- Christina Murray, DeLana Rutherford, Tara Lewis, Ivy Couch, and Domonique Scott (from left)
- Genre: Documentary
- Opening theme: "My Sister" by Jingle Punks
- Country of origin: United States
- No. of seasons: 1
- No. of episodes: 8

Production
- Executive producers: Glenda Hersh Steven Weinstock
- Running time: 40 to 43 minutes (excluding commercials)
- Production company: True Entertainment

Original release
- Network: TLC
- Release: January 1 – February 12, 2013

= The Sisterhood (TV series) =

The Sisterhood is an American reality documentary television series on TLC. The series debuted on January 1, 2013.

==Premise==
The series follows the lives of several preacher's wives as they handle their daily home life as well as managing their churches and businesses.

==Cast==
- Domonique Scott
- Tara Lewis
- Ivy Couch
- Christina Murray
- DeLana Rutherford

==Episodes==

| No. | Title | Original release date | U.S. viewers (millions) |
| 1 | "Thou Shalt Not Cross a First Lady" | January 1, 2013 | 0.958 |
Pastor Brian and his wife, Tara, just recently moved to Atlanta and introduce themselves to the local church community.

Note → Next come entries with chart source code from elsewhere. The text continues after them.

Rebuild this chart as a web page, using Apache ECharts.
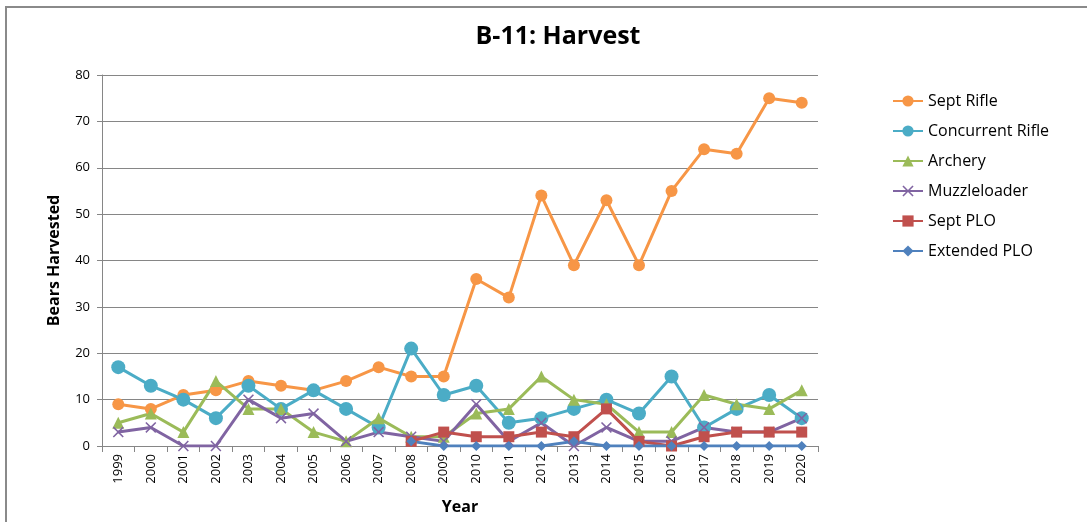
<!DOCTYPE html>
<html>
<head>
<meta charset="utf-8">
<script src="https://cdn.jsdelivr.net/npm/echarts@6/dist/echarts.min.js"></script>
<style>
  html, body { margin: 0; padding: 0; background: #fff; overflow: hidden; }
  #main { width: 1087px; height: 522px; }
  #frame { position: absolute; left: 5px; top: 6px; width: 1200px; height: 600px;
    border-top: 2px solid #8a8a8a; border-left: 2px solid #8a8a8a; pointer-events: none; }
</style>
</head>
<body>
<div id="main"></div>
<div id="frame"></div>
<script>
// years on the x axis
const years = ["1999", "2000", "2001", "2002", "2003", "2004", "2005", "2006", "2007", "2008", "2009",
  "2010", "2011", "2012", "2013", "2014", "2015", "2016", "2017", "2018", "2019", "2020"];

// harvest per season type
const septRifle = [9, 8, 11, 12, 14, 13, 12, 14, 17, 15, 15, 36, 32, 54, 39, 53, 39, 55, 64, 63, 75, 74];
const concurrentRifle = [17, 13, 10, 6, 13, 8, 12, 8, 4, 21, 11, 13, 5, 6, 8, 10, 7, 15, 4, 8, 11, 6];
const archery = [5, 7, 3, 14, 8, 8, 3, 1, 6, 2, 2, 7, 8, 15, 10, 9, 3, 3, 11, 9, 8, 12];
const muzzleloader = [3, 4, 0, 0, 10, 6, 7, 1, 3, 2, 1, 9, 1, 5, 0, 4, 1, 1, 4, 3, 3, 6];
const septPLO = [null, null, null, null, null, null, null, null, null, 1, 3, 2, 2, 3, 2, 8, 1, 0, 2, 3, 3, 3];
const extendedPLO = [null, null, null, null, null, null, null, null, null, 1, 0, 0, 0, 0, 1, 0, 0, 0, 0, 0, 0, 0];

const yTicks = [0, 10, 20, 30, 40, 50, 60, 70, 80];

const font = "'Open Sans', sans-serif";

// X shaped marker
const xMark = "path://M0,1L1,0L5,4L9,0L10,1L6,5L10,9L9,10L5,6L1,10L0,9L4,5Z";

const mk = (name, data, color, symbol, size) => ({
  name: name,
  type: "line",
  data: data,
  symbol: symbol,
  symbolSize: size,
  connectNulls: false,
  lineStyle: { width: 3, color: color },
  itemStyle: { color: color },
  emphasis: { disabled: true }
});

const myChart = echarts.init(document.getElementById("main"));

const option = {
  animation: false,
  textStyle: { fontFamily: font },
  title: {
    text: "B-11: Harvest",
    left: 553,
    textAlign: "center",
    top: 19,
    textStyle: { fontSize: 25, fontWeight: "bold", color: "#000", fontFamily: font }
  },
  legend: {
    orient: "vertical",
    left: 887,
    top: 88,
    itemGap: 14,
    itemWidth: 30,
    itemHeight: 14,
    textStyle: { fontSize: 16, color: "#000", fontFamily: font },
    data: ["Sept Rifle", "Concurrent Rifle", "Archery", "Muzzleloader", "Sept PLO", "Extended PLO"]
  },
  grid: { left: 102, right: 269, top: 75, bottom: 76 },
  xAxis: {
    type: "category",
    data: years,
    boundaryGap: true,
    name: "Year",
    nameLocation: "middle",
    nameGap: 53,
    nameTextStyle: { fontSize: 16, fontWeight: "bold", color: "#000" },
    axisLine: { lineStyle: { color: "#868686", width: 1 } },
    axisTick: { show: true, length: 6, lineStyle: { color: "#868686" } },
    axisLabel: { rotate: 90, fontSize: 13, color: "#000", margin: 8 }
  },
  yAxis: {
    type: "value",
    min: 0,
    max: 80,
    interval: 10,
    name: "Bears Harvested",
    nameLocation: "middle",
    nameGap: 40,
    nameTextStyle: { fontSize: 16, fontWeight: "bold", color: "#000" },
    axisLine: { show: true, lineStyle: { color: "#868686", width: 1 } },
    axisTick: { show: true, length: 5, inside: false, lineStyle: { color: "#868686" } },
    axisLabel: {
      fontSize: 13, color: "#000", margin: 12,
      formatter: v => (yTicks.indexOf(v) >= 0 ? String(v) : "")
    },
    splitLine: { lineStyle: { color: "#868686", width: 1 } }
  },
  series: [
    mk("Sept Rifle", septRifle, "#F79646", "circle", 12),
    mk("Concurrent Rifle", concurrentRifle, "#4BACC6", "circle", 14),
    mk("Archery", archery, "#9BBB59", "triangle", 12),
    mk("Muzzleloader", muzzleloader, "#8064A2", xMark, 11),
    mk("Sept PLO", septPLO, "#C0504D", "rect", 11),
    mk("Extended PLO", extendedPLO, "#4F81BD", "diamond", 10)
  ]
};

option && myChart.setOption(option);
</script>
</body>
</html>
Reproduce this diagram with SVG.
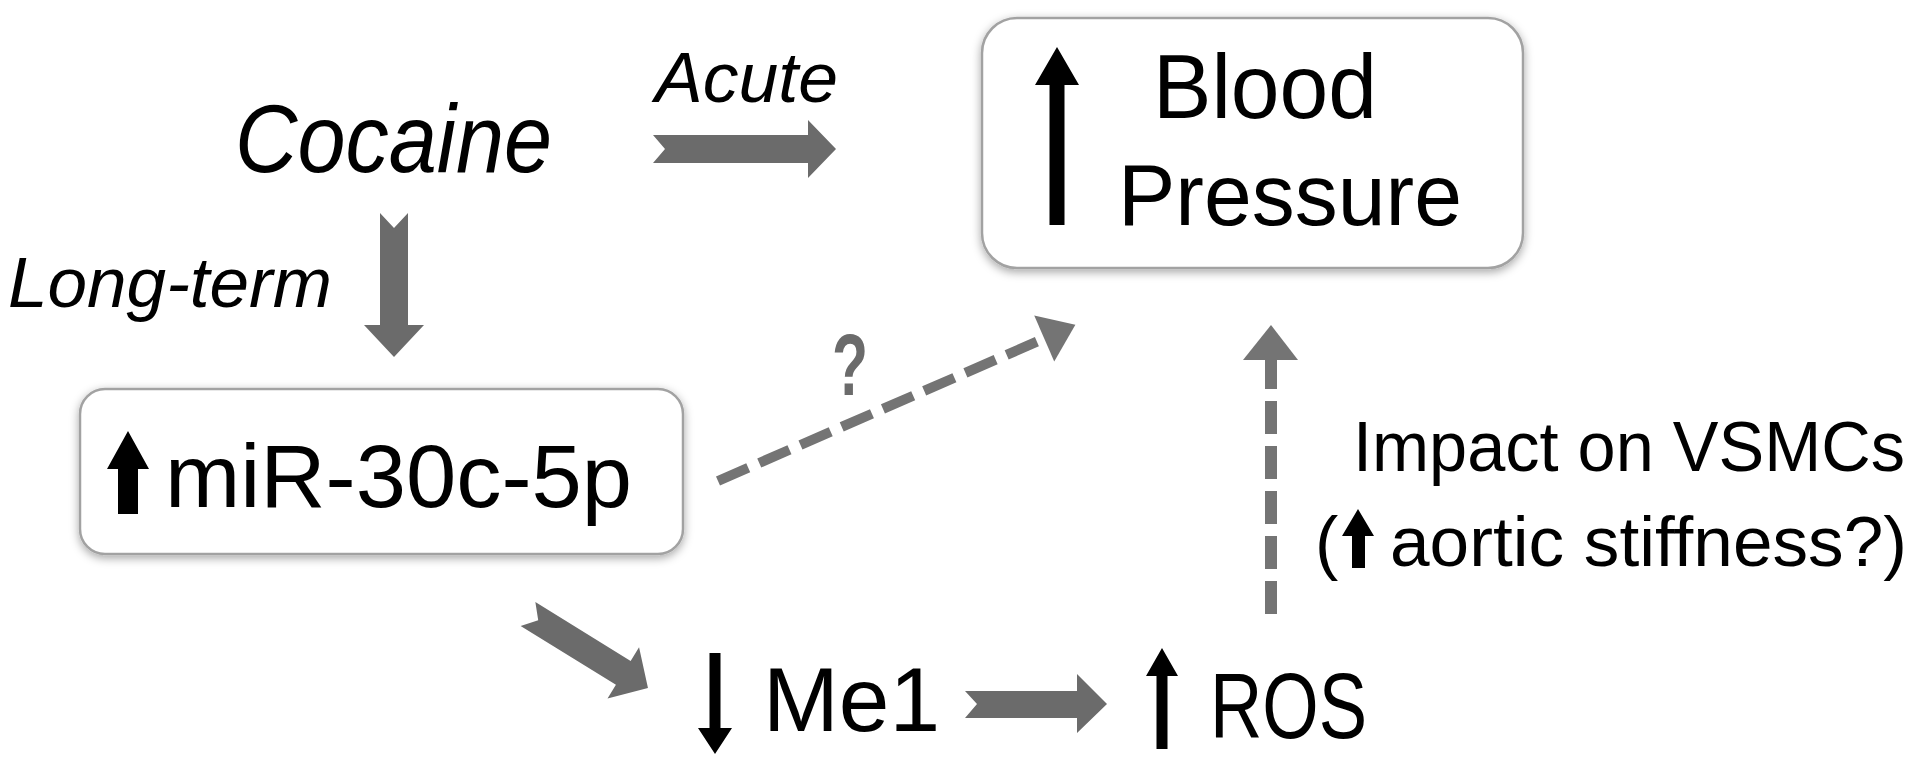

Tara announces news that doesn't sit well with her fellow preachers' wives.
| 2 | "Thou Shalt Not Jump to Judgement" | January 8, 2013 | 0.655 |
Since Tara left the group on a sour note, she attempts to reintroduce herself to Ivy and Dominique. Tara begins the process of planning her son's Bar Mitzvah. Dominique leaves everyone in shock after she reveals certain information.
| 3 | "Thou Shalt Not Walk Out on Your Wife" | January 13, 2013 | 0.635 |
Ivy is in disbelief when she receives word of some forthcoming news. The Lewises' are interested in televangelism for their church but Brian is unable to equally share the main hosting position with Tara.
| 4 | "Thou Shalt Not Condemn Your Friend" | January 22, 2013 | 0.579 |
DeLana and Domonique's conversation leads into a battle, and drama ensues. Wanting to introduce a healthier lifestyle to the ladies, Tara takes the group out for an extreme workout session but Dominique just doesn't seem to agree with fitness.
| 5 | "Thou Shalt Not Feud at a Fundraiser" | January 29, 2013 | 0.429 |
Christina invites some of the ladies to her church event, but Tara and Domonique bring the mood down with their never ending drama. Tara and Brian attempt to improve their bond with Brian's father, whom they haven't seen in 16 years, by inviting him to their son's Bar Mitzvah.
| 6 | "Thou Shalt Not Brawl at a Bar Mitzvah" | February 5, 2013 | 0.537 |
Domonique and Delana continue their fighting at Tara's son's Christian Bar Mitzvah. The ladies are excited to depart for their trip to exotic Miami, Florida.
| 7 | "Thou Shalt Not Cause Mayhem in Miami" | February 12, 2013 | 0.515 |
While enjoying their time in the sun, Domonique discusses her past with the ladies and hopes for closure. Tara creates an altercation, which jeopardizes her friendship with the ladies.
| 8 | "Thou Shall Extend an Olive Branch" | February 12, 2013 | 0.597 |
After returning to the Atlanta, Ivy, Christina and Domonique debate whether they continue being friends with Tara. Ivy tells some of the ladies a secret. Domonique gets ready for a memorable day.